Each segment has its own dynamics, with the upstream and downstream both commodity focused, and the midstream filled with toll-takers that provide more consistency. Choose wisely and you can turn your $500 investment into a reliable income stream.

For most investors looking to add some energy exposure, the best option will be an integrated energy major like ExxonMobil (NYSE: XOM) or Chevron (NYSE: CVX). Both companies have increased their dividends for decades, proving they know how to survive through the energy cycle while reliably rewarding investors along the way. There are two factors that are vitally important to this success.

First, both Exxon and Chevron have very strong balance sheets. That gives them the leeway to take on leverage during industry downturns so they can keep funding their businesses and their dividends until oil prices recover. (Historically, oil prices have always recovered.)

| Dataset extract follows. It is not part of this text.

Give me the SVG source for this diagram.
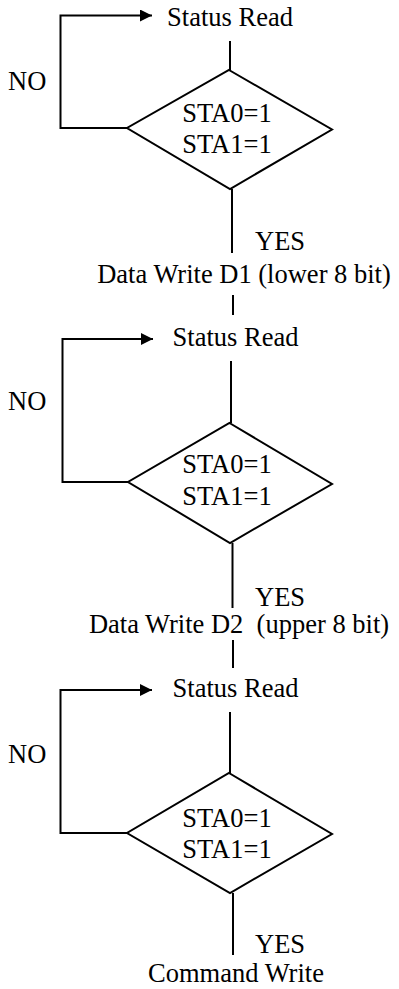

Second, Exxon and Chevron have exposure to the entire energy sector and globally diversified portfolios. Having such broad exposure helps to soften the peaks and valleys inherent in the industry. While neither of these two industry leaders is going to provide as much upside during an industry rally as a pure-play driller, the downside will likely be less dramatic. That’s a good compromise.

Exxon is yielding roughly 3.6% today, and Chevron’s yield is 4.3%. Chevron is probably the more attractive valuation wise, but either one is a good option for long-term and broad-based exposure to the energy sector.